Though most databases are set up for only the most basic logging, you can configure Oracle, MS SQL, IBM DB2 and others to generate logs that go beyond the basics of system crashes and major events. By enabling data access logging and other parameters, you’ll have a gold mine of information to use for security and operations monitoring. Information in your database logs might include database security and schema modifications, data and object modifications, user and privileged user access, failed user access, and failures, crashes and restarts. And by using the database reports available with LogLogic, groups from throughout your company are able to take action on their most pressing concerns.

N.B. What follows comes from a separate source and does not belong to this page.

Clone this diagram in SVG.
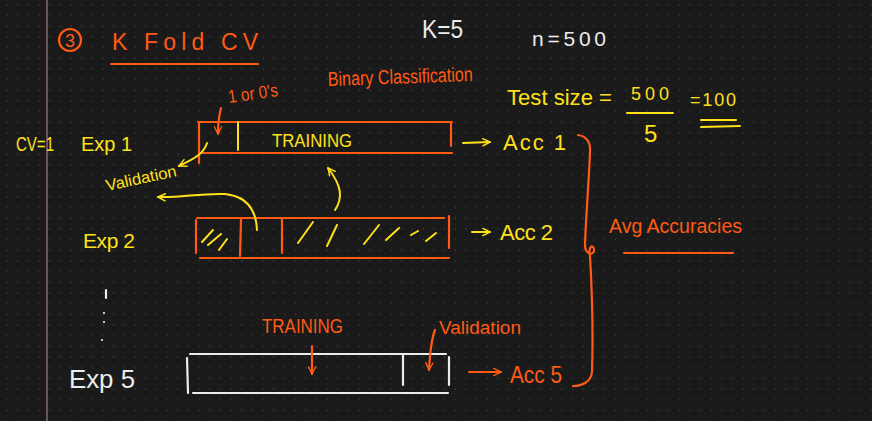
<svg xmlns="http://www.w3.org/2000/svg" width="872" height="421" viewBox="0 0 872 421">
  <defs>
    <pattern id="dots" x="2" y="0" width="10.67" height="10.67" patternUnits="userSpaceOnUse">
      <circle cx="5.3" cy="5" r="0.8" fill="#3b3b3b"/>
    </pattern>
    <marker id="ahY" viewBox="0 0 10 10" refX="9" refY="5" markerWidth="9" markerHeight="9" orient="auto-start-reverse" markerUnits="userSpaceOnUse">
      <path d="M1,1 L9,5 L1,9" fill="none" stroke="#ffe11a" stroke-width="1.6" stroke-linecap="round" stroke-linejoin="round"/>
    </marker>
    <marker id="ahO" viewBox="0 0 10 10" refX="9" refY="5" markerWidth="9" markerHeight="9" orient="auto-start-reverse" markerUnits="userSpaceOnUse">
      <path d="M1,1 L9,5 L1,9" fill="none" stroke="#ff5b14" stroke-width="1.6" stroke-linecap="round" stroke-linejoin="round"/>
    </marker>
    <style>
      text { font-family: "Liberation Sans", "Noto Sans", sans-serif; }
      .o { fill: #ff5b14; }
      .y { fill: #ffe11a; }
      .w { fill: #ececec; }
      .so { stroke: #ff5b14; fill: none; stroke-width: 2.2; stroke-linecap: round; }
      .sy { stroke: #ffe11a; fill: none; stroke-width: 2; stroke-linecap: round; }
      .sw { stroke: #ececec; fill: none; stroke-width: 2.2; stroke-linecap: round; }
    </style>
  </defs>

  <!-- page -->
  <rect width="872" height="421" fill="#1a1a1a"/>
  <rect width="872" height="421" fill="url(#dots)"/>
  <line x1="47" y1="0" x2="47" y2="421" stroke="#84687a" stroke-width="1.5"/>

  <!-- heading -->
  <g id="title">
    <circle cx="70" cy="40" r="11" class="so" stroke-width="2"/>
    <text x="70" y="47" class="o" font-size="18" text-anchor="middle">3</text>
    <text x="112" y="50" class="o" font-size="23" textLength="146" lengthAdjust="spacing">K  Fold  CV</text>
    <line x1="111" y1="64" x2="258" y2="64" class="so"/>
  </g>

  <g id="params">
    <text x="422" y="38" class="w" font-size="25" textLength="41" lengthAdjust="spacingAndGlyphs">K=5</text>
    <text x="532" y="46" class="w" font-size="21" textLength="74" lengthAdjust="spacing">n=500</text>
  </g>

  <g id="test-size">
    <text x="507" y="105" class="y" font-size="22" textLength="105" lengthAdjust="spacingAndGlyphs">Test size =</text>
    <text x="631" y="100" class="y" font-size="18" textLength="38" lengthAdjust="spacing">500</text>
    <line x1="627" y1="113" x2="673" y2="113" class="sy"/>
    <text x="644" y="142" class="y" font-size="24">5</text>
    <text x="690" y="106" class="y" font-size="18" textLength="46" lengthAdjust="spacing">=100</text>
    <line x1="701" y1="120" x2="736" y2="120" class="sy"/>
    <line x1="701" y1="127" x2="740" y2="126" class="sy"/>
  </g>

  <g id="note-label">
    <text x="229" y="103" class="o" font-size="18" transform="rotate(-8 229 103)" textLength="50" lengthAdjust="spacingAndGlyphs">1 or 0's</text>
    <text x="328" y="86" class="o" font-size="20" transform="rotate(-2 328 86)" textLength="145" lengthAdjust="spacingAndGlyphs">Binary Classification</text>
  </g>

  <!-- experiment 1 -->
  <g id="exp1">
    <text x="16" y="151" class="y" font-size="20" textLength="38" lengthAdjust="spacingAndGlyphs">CV=1</text>
    <text x="81" y="151" class="y" font-size="20" textLength="51" lengthAdjust="spacing">Exp 1</text>
    <line x1="198" y1="122" x2="452" y2="122" class="so"/>
    <line x1="199" y1="153" x2="452" y2="153" class="so"/>
    <line x1="199" y1="122" x2="199" y2="163" class="so"/>
    <line x1="451" y1="122" x2="451" y2="146" class="so"/>
    <line x1="238" y1="122" x2="238" y2="150" class="sy"/>
    <text x="272" y="147" class="y" font-size="19" textLength="80" lengthAdjust="spacingAndGlyphs">TRAINING</text>
    <text x="503" y="150" class="y" font-size="22" textLength="63" lengthAdjust="spacing">Acc 1</text>
  </g>

  <!-- experiment 2 -->
  <g id="exp2">
    <text x="83" y="248" class="y" font-size="21" textLength="52" lengthAdjust="spacing">Exp 2</text>
    <line x1="197" y1="218" x2="444" y2="218" class="so"/>
    <line x1="200" y1="258" x2="449" y2="258" class="so"/>
    <line x1="196" y1="220" x2="196" y2="253" class="so"/>
    <line x1="241" y1="219" x2="240" y2="256" class="so"/>
    <line x1="282" y1="219" x2="282" y2="253" class="so"/>
    <line x1="449" y1="216" x2="449" y2="248" class="so"/>
    <!-- hatching -->
    <path class="sy" d="M202,242 L213,230 M208,245 L221,234 M219,250 L227,239
                        M298,243 L313,222 M327,246 L337,225 M364,244 L379,225 M386,240 L399,228
                        M411,235 L418,231 M426,241 L436,233"/>
    <text x="500" y="240" class="y" font-size="22" textLength="53" lengthAdjust="spacing">Acc 2</text>
  </g>

  <g id="validation-note">
    <text x="107" y="191" class="y" font-size="16" transform="rotate(-12 107 191)" textLength="72" lengthAdjust="spacingAndGlyphs">Validation</text>
  </g>

  <g id="avg">
    <text x="609" y="233" class="o" font-size="20" textLength="133" lengthAdjust="spacingAndGlyphs">Avg Accuracies</text>
    <line x1="624" y1="253" x2="733" y2="253" class="so"/>
  </g>

  <!-- elided experiments -->
  <g id="ellipsis">
    <line x1="106" y1="290" x2="106" y2="298" class="sw" stroke-width="1.8"/>
    <circle cx="104" cy="313" r="1.1" class="w"/>
    <circle cx="104" cy="322" r="1.1" class="w"/>
    <circle cx="102" cy="340" r="1.1" class="w"/>
  </g>

  <!-- experiment 5 -->
  <g id="exp5">
    <text x="69" y="388" class="w" font-size="25" textLength="66" lengthAdjust="spacingAndGlyphs">Exp 5</text>
    <line x1="190" y1="354" x2="446" y2="354" class="sw"/>
    <line x1="193" y1="393" x2="448" y2="393" class="sw"/>
    <line x1="187" y1="358" x2="188" y2="393" class="sw"/>
    <line x1="403" y1="355" x2="403" y2="385" class="sw"/>
    <line x1="449" y1="357" x2="449" y2="385" class="sw"/>
    <text x="262" y="333" class="o" font-size="21" textLength="81" lengthAdjust="spacingAndGlyphs">TRAINING</text>
    <text x="439" y="334" class="o" font-size="18" textLength="82" lengthAdjust="spacingAndGlyphs">Validation</text>
    <text x="510" y="383" class="o" font-size="24" textLength="52" lengthAdjust="spacingAndGlyphs">Acc 5</text>
  </g>

  <!-- connectors -->
  <g id="connectors">
    <path class="so" d="M221,108 C219,116 218,124 218,134" marker-end="url(#ahO)"/>
    <path class="sy" d="M207,143 C204,153 196,158 179,166" marker-end="url(#ahY)"/>
    <path class="sy" d="M257,230 C256,208 245,196 225,194 C200,193 180,198 158,197" marker-end="url(#ahY)"/>
    <path class="sy" d="M335,210 C343,198 342,186 328,168" marker-end="url(#ahY)"/>
    <path class="sy" d="M463,143 L490,142" marker-end="url(#ahY)"/>
    <path class="sy" d="M472,232 L490,232" marker-end="url(#ahY)"/>
    <path class="so" d="M312,346 L312,374" marker-end="url(#ahO)"/>
    <path class="so" d="M435,330 C431,340 430,352 429,370" marker-end="url(#ahO)"/>
    <path class="so" d="M469,372 L501,372" marker-end="url(#ahO)"/>
    <!-- brace grouping the accuracies -->
    <path class="so" d="M578,135 C586,136 591,142 590,152 C589,180 586,215 585,245 C585,255 595,256 594,249 C593,244 588,246 590,256 C592,290 593,340 592,372 C591,382 582,386 573,386"/>
  </g>
</svg>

Database Log Reporting for Security, Compliance and Operations
Category: LogLogic Database Reports
Identity and Access: Database Server Access
User Activity: Database Data Access
Change Management: Database System Modifications, Database Privilege Modifications
Security and Threat Management: Suspicious Database Activity
IT Infrastructure Monitoring: All Database Events
Business Continuity: Database Start/Stop Events

If you can do just one thing for database monitoring:
Watch database logs for table backups and data dumps at unusual times. This common method of database theft is easy to recognize in the database logs.

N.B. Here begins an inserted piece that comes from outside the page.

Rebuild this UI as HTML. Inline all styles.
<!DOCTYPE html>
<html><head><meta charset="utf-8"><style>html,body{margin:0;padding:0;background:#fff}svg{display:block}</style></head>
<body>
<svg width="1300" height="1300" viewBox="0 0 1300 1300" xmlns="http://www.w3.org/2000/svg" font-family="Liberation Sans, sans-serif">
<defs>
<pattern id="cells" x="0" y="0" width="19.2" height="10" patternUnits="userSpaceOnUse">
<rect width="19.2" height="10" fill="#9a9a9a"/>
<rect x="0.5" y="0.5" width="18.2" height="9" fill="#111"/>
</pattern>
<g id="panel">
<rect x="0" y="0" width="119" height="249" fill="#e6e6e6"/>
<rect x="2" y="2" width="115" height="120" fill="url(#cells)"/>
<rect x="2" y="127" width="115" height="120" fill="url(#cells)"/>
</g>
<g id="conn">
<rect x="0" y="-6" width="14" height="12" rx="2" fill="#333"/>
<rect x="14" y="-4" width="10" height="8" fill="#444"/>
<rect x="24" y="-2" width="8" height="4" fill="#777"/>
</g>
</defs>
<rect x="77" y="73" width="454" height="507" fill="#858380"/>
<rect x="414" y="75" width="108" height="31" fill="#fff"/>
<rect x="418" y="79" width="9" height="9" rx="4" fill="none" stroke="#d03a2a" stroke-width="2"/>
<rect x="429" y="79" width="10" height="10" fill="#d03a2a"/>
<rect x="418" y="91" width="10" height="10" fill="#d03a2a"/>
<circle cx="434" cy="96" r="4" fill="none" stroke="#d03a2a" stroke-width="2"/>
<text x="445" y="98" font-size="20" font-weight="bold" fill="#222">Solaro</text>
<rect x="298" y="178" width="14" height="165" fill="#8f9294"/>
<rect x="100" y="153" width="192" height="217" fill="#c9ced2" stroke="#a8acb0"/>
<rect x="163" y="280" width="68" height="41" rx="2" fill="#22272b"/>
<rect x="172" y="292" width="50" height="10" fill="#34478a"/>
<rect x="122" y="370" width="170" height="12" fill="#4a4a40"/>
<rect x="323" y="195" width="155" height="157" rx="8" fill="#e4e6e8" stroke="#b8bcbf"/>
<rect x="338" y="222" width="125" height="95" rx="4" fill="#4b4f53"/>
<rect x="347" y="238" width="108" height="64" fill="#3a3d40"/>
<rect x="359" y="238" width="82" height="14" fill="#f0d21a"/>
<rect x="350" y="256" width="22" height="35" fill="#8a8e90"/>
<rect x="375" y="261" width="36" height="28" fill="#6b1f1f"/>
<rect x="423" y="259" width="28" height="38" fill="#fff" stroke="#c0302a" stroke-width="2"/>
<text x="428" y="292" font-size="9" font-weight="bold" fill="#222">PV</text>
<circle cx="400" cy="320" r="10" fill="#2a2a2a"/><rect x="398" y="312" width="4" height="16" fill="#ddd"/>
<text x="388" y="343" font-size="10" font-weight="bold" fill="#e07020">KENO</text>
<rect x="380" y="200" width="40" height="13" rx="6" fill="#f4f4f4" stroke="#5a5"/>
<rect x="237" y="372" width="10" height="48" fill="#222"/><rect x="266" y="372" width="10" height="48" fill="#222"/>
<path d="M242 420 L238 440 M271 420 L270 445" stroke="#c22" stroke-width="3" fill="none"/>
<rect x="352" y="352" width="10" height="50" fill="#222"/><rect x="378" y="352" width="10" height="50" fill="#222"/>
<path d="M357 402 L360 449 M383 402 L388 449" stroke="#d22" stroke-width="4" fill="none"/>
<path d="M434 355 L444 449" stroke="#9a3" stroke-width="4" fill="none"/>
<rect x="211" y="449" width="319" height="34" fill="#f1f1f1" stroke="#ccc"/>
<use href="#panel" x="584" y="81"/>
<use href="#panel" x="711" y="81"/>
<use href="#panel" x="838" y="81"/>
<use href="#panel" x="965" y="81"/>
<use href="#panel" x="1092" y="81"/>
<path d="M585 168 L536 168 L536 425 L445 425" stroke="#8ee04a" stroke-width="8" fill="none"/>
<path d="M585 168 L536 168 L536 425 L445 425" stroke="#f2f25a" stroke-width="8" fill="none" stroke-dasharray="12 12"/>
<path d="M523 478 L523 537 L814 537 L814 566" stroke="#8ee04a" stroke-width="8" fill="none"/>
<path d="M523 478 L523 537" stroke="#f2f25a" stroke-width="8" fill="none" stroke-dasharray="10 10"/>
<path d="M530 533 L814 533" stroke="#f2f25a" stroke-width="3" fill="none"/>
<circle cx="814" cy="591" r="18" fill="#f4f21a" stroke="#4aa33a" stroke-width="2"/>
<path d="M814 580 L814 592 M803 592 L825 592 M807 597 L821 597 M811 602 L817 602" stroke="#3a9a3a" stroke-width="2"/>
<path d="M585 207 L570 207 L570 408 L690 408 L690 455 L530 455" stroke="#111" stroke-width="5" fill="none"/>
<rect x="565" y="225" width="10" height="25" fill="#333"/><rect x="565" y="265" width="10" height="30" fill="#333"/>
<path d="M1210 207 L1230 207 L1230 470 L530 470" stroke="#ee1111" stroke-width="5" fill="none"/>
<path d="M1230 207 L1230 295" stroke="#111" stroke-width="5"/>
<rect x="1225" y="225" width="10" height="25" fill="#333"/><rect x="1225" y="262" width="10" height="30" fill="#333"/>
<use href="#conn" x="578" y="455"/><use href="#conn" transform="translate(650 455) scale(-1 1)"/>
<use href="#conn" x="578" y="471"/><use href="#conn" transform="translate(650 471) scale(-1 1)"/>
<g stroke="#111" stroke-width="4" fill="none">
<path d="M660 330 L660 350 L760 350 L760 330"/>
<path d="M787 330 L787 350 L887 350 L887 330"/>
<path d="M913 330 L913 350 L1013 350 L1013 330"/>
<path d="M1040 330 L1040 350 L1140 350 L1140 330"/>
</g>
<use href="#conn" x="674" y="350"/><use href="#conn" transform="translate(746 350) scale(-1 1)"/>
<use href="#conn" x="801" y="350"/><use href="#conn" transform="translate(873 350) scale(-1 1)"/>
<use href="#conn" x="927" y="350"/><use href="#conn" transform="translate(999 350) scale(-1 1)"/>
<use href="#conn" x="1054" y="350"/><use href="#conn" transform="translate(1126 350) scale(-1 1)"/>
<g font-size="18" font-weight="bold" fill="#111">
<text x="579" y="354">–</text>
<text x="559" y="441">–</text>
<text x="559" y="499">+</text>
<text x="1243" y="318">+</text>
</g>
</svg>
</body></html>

Unleash Log Power – Make the Most of Your LMI Investment

Ever increasing regulatory requirements and compliance mandates have revealed the importance of log management to companies in every industry. But that’s just the beginning. Once you have established a log management solution, such as LogLogic, put the logs that are being generated to work – even after the audit is done. LogLogic provides features and tools that enable eDiscovery, web tracking and data leak prevention and database monitoring and auditing, giving you more control over not just compliance – but allowing you to control costs, improve your company’s security and ensure your operational health.